EXERCISE PROMPT
Reproduce all the lines exactly as they stand, apart from the pictures.

DATASET CONTENT
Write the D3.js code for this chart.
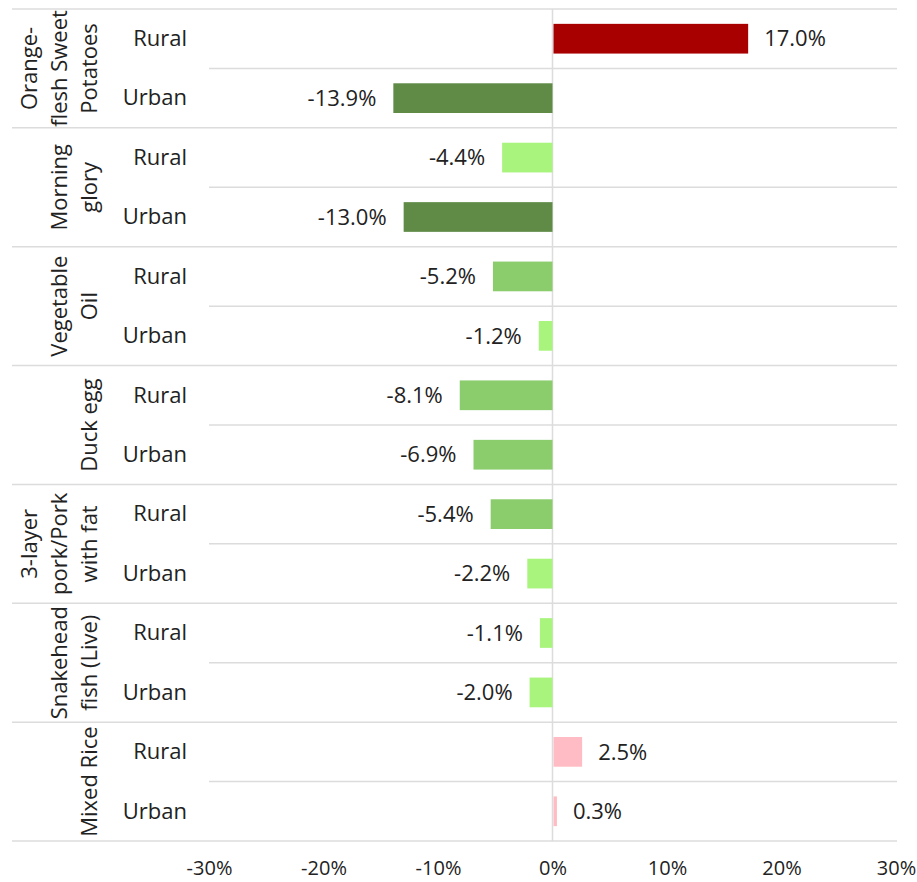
<!DOCTYPE html>
<html>
  <head>
    <meta charset="utf-8" />
    <style>
      body {
        margin: 0;
        background: #fff;
      }
      text {
        font-family: "Open Sans", sans-serif;
        fill: #222;
      }
    </style>
    <script src="https://d3js.org/d3.v7.min.js"></script>
  </head>
  <body>
    <div id="chart"></div>
    <script type="text/javascript">
      // data
      var groupLabels = [
        ["Orange-", "flesh Sweet", "Potatoes"],
        ["Morning", "glory"],
        ["Vegetable", "Oil"],
        ["Duck egg"],
        ["3-layer", "pork/Pork", "with fat"],
        ["Snakehead", "fish (Live)"],
        ["Mixed Rice"],
      ];
      var areas = ["Rural", "Urban"];
      var ruralValues = [17.0, -4.4, -5.2, -8.1, -5.4, -1.1, 2.5];
      var urbanValues = [-13.9, -13.0, -1.2, -6.9, -2.2, -2.0, 0.3];
      var tickValues = [-30, -20, -10, 0, 10, 20, 30];

      var w = 917;
      var h = 882;

      // one row per group/area pair
      var rows = [];
      groupLabels.forEach(function (g, i) {
        rows.push({ group: i, area: areas[0], value: ruralValues[i] });
        rows.push({ group: i, area: areas[1], value: urbanValues[i] });
      });
      rows.forEach(function (r, i) {
        r.key = i;
      });

      var x = d3.scaleLinear().domain([-30, 30]).range([209, 896]);
      var y = d3
        .scaleBand()
        .domain(rows.map(function (d) { return d.key; }))
        .range([9, 841])
        .paddingInner(0)
        .paddingOuter(0);

      var color = d3
        .scaleThreshold()
        .domain([-10, -5, 0, 10])
        .range(["#5f8b46", "#8bcc6c", "#a8f47d", "#ffbcc4", "#a80000"]);

      // plain hyphen for negatives, like the original
      var fmt = d3.formatLocale({ decimal: ".", thousands: ",", grouping: [3], currency: ["", ""], minus: "-" });
      var pct1 = fmt.format(".1f");

      var svg = d3
        .select("#chart")
        .append("svg")
        .attr("width", w)
        .attr("height", h);

      var gridColor = "#dcdcdc";

      // horizontal lines: row separators inside groups, full lines between groups
      var lineYs = [];
      rows.forEach(function (d, i) {
        lineYs.push({ y: y(d.key), full: i % 2 === 0 });
      });
      lineYs.push({ y: y.range()[1], full: true });

      svg
        .selectAll("line.grid")
        .data(lineYs)
        .enter()
        .append("line")
        .attr("class", "grid")
        .attr("x1", function (d) { return d.full ? 12 : 209; })
        .attr("x2", 897)
        .attr("y1", function (d) { return d.y; })
        .attr("y2", function (d) { return d.y; })
        .attr("stroke", gridColor)
        .attr("stroke-width", 1.5);

      // zero line
      svg
        .append("line")
        .attr("x1", x(0))
        .attr("x2", x(0))
        .attr("y1", y.range()[0])
        .attr("y2", y.range()[1])
        .attr("stroke", gridColor)
        .attr("stroke-width", 1.5);

      // bars
      var barH = y.bandwidth() / 2;
      svg
        .selectAll("rect.bar")
        .data(rows)
        .enter()
        .append("rect")
        .attr("class", "bar")
        .attr("x", function (d) { return x(Math.min(0, d.value)) + (d.value > 0 ? 1 : 0); })
        .attr("width", function (d) { return Math.abs(x(d.value) - x(0)); })
        .attr("y", function (d) { return y(d.key) + (y.bandwidth() - barH) / 2; })
        .attr("height", barH)
        .attr("fill", function (d) { return color(d.value); });

      // value labels
      svg
        .selectAll("text.val")
        .data(rows)
        .enter()
        .append("text")
        .attr("class", "val")
        .attr("x", function (d) { return d.value < 0 ? x(d.value) - 17 : x(d.value) + 17; })
        .attr("y", function (d) { return y(d.key) + y.bandwidth() / 2; })
        .attr("dy", "0.35em")
        .attr("text-anchor", function (d) { return d.value < 0 ? "end" : "start"; })
        .attr("font-size", 22)
        .text(function (d) { return pct1(d.value) + "%"; });

      // area labels
      svg
        .selectAll("text.area")
        .data(rows)
        .enter()
        .append("text")
        .attr("class", "area")
        .attr("x", 187)
        .attr("y", function (d) { return y(d.key) + y.bandwidth() / 2; })
        .attr("dy", "0.33em")
        .attr("text-anchor", "end")
        .attr("font-size", 22)
        .text(function (d) { return d.area; });

      // group labels, rotated
      var groups = svg
        .selectAll("g.group")
        .data(groupLabels)
        .enter()
        .append("g")
        .attr("class", "group")
        .attr("transform", function (d, i) {
          var cy = y(i * 2) + y.bandwidth();
          return "translate(97," + cy + ")rotate(-90)";
        });

      groups
        .selectAll("text")
        .data(function (d) {
          return d.map(function (t, j) { return { t: t, off: (d.length - 1 - j) * 30 }; });
        })
        .enter()
        .append("text")
        .attr("x", 0)
        .attr("y", function (d) { return -d.off; })
        .attr("text-anchor", "middle")
        .attr("font-size", 22)
        .text(function (d) { return d.t; });

      // x axis
      var axis = d3
        .axisBottom(x)
        .tickValues(tickValues)
        .tickSize(0)
        .tickPadding(0)
        .tickFormat(function (d) { return fmt.format("d")(d) + "%"; });

      var ax = svg.append("g").attr("transform", "translate(0,861)").call(axis);
      ax.select(".domain").remove();
      ax.selectAll("text")
        .attr("font-size", 20)
        .attr("font-family", "Open Sans, sans-serif")
        .attr("fill", "#222");
    </script>
  </body>
</html>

OUTPUT FOR THIS TASK
Write the D3.js code for this chart.
<!DOCTYPE html>
<html>
  <head>
    <meta charset="utf-8" />
    <style>
      body {
        margin: 0;
        background: #fff;
      }
      text {
        font-family: "Open Sans", sans-serif;
        fill: #222;
      }
    </style>
    <script src="https://d3js.org/d3.v7.min.js"></script>
  </head>
  <body>
    <div id="chart"></div>
    <script type="text/javascript">
      // data
      var groupLabels = [
        ["Orange-", "flesh Sweet", "Potatoes"],
        ["Morning", "glory"],
        ["Vegetable", "Oil"],
        ["Duck egg"],
        ["3-layer", "pork/Pork", "with fat"],
        ["Snakehead", "fish (Live)"],
        ["Mixed Rice"],
      ];
      var areas = ["Rural", "Urban"];
      var ruralValues = [17.0, -4.4, -5.2, -8.1, -5.4, -1.1, 2.5];
      var urbanValues = [-13.9, -13.0, -1.2, -6.9, -2.2, -2.0, 0.3];
      var tickValues = [-30, -20, -10, 0, 10, 20, 30];

      var w = 917;
      var h = 882;

      // one row per group/area pair
      var rows = [];
      groupLabels.forEach(function (g, i) {
        rows.push({ group: i, area: areas[0], value: ruralValues[i] });
        rows.push({ group: i, area: areas[1], value: urbanValues[i] });
      });
      rows.forEach(function (r, i) {
        r.key = i;
      });

      var x = d3.scaleLinear().domain([-30, 30]).range([209, 896]);
      var y = d3
        .scaleBand()
        .domain(rows.map(function (d) { return d.key; }))
        .range([9, 841])
        .paddingInner(0)
        .paddingOuter(0);

      var color = d3
        .scaleThreshold()
        .domain([-10, -5, 0, 10])
        .range(["#5f8b46", "#8bcc6c", "#a8f47d", "#ffbcc4", "#a80000"]);

      // plain hyphen for negatives, like the original
      var fmt = d3.formatLocale({ decimal: ".", thousands: ",", grouping: [3], currency: ["", ""], minus: "-" });
      var pct1 = fmt.format(".1f");

      var svg = d3
        .select("#chart")
        .append("svg")
        .attr("width", w)
        .attr("height", h);

      var gridColor = "#dcdcdc";

      // horizontal lines: row separators inside groups, full lines between groups
      var lineYs = [];
      rows.forEach(function (d, i) {
        lineYs.push({ y: y(d.key), full: i % 2 === 0 });
      });
      lineYs.push({ y: y.range()[1], full: true });

      svg
        .selectAll("line.grid")
        .data(lineYs)
        .enter()
        .append("line")
        .attr("class", "grid")
        .attr("x1", function (d) { return d.full ? 12 : 209; })
        .attr("x2", 897)
        .attr("y1", function (d) { return d.y; })
        .attr("y2", function (d) { return d.y; })
        .attr("stroke", gridColor)
        .attr("stroke-width", 1.5);

      // zero line
      svg
        .append("line")
        .attr("x1", x(0))
        .attr("x2", x(0))
        .attr("y1", y.range()[0])
        .attr("y2", y.range()[1])
        .attr("stroke", gridColor)
        .attr("stroke-width", 1.5);

      // bars
      var barH = y.bandwidth() / 2;
      svg
        .selectAll("rect.bar")
        .data(rows)
        .enter()
        .append("rect")
        .attr("class", "bar")
        .attr("x", function (d) { return x(Math.min(0, d.value)) + (d.value > 0 ? 1 : 0); })
        .attr("width", function (d) { return Math.abs(x(d.value) - x(0)); })
        .attr("y", function (d) { return y(d.key) + (y.bandwidth() - barH) / 2; })
        .attr("height", barH)
        .attr("fill", function (d) { return color(d.value); });

      // value labels
      svg
        .selectAll("text.val")
        .data(rows)
        .enter()
        .append("text")
        .attr("class", "val")
        .attr("x", function (d) { return d.value < 0 ? x(d.value) - 17 : x(d.value) + 17; })
        .attr("y", function (d) { return y(d.key) + y.bandwidth() / 2; })
        .attr("dy", "0.35em")
        .attr("text-anchor", function (d) { return d.value < 0 ? "end" : "start"; })
        .attr("font-size", 22)
        .text(function (d) { return pct1(d.value) + "%"; });

      // area labels
      svg
        .selectAll("text.area")
        .data(rows)
        .enter()
        .append("text")
        .attr("class", "area")
        .attr("x", 187)
        .attr("y", function (d) { return y(d.key) + y.bandwidth() / 2; })
        .attr("dy", "0.33em")
        .attr("text-anchor", "end")
        .attr("font-size", 22)
        .text(function (d) { return d.area; });

      // group labels, rotated
      var groups = svg
        .selectAll("g.group")
        .data(groupLabels)
        .enter()
        .append("g")
        .attr("class", "group")
        .attr("transform", function (d, i) {
          var cy = y(i * 2) + y.bandwidth();
          return "translate(97," + cy + ")rotate(-90)";
        });

      groups
        .selectAll("text")
        .data(function (d) {
          return d.map(function (t, j) { return { t: t, off: (d.length - 1 - j) * 30 }; });
        })
        .enter()
        .append("text")
        .attr("x", 0)
        .attr("y", function (d) { return -d.off; })
        .attr("text-anchor", "middle")
        .attr("font-size", 22)
        .text(function (d) { return d.t; });

      // x axis
      var axis = d3
        .axisBottom(x)
        .tickValues(tickValues)
        .tickSize(0)
        .tickPadding(0)
        .tickFormat(function (d) { return fmt.format("d")(d) + "%"; });

      var ax = svg.append("g").attr("transform", "translate(0,861)").call(axis);
      ax.select(".domain").remove();
      ax.selectAll("text")
        .attr("font-size", 20)
        .attr("font-family", "Open Sans, sans-serif")
        .attr("fill", "#222");
    </script>
  </body>
</html>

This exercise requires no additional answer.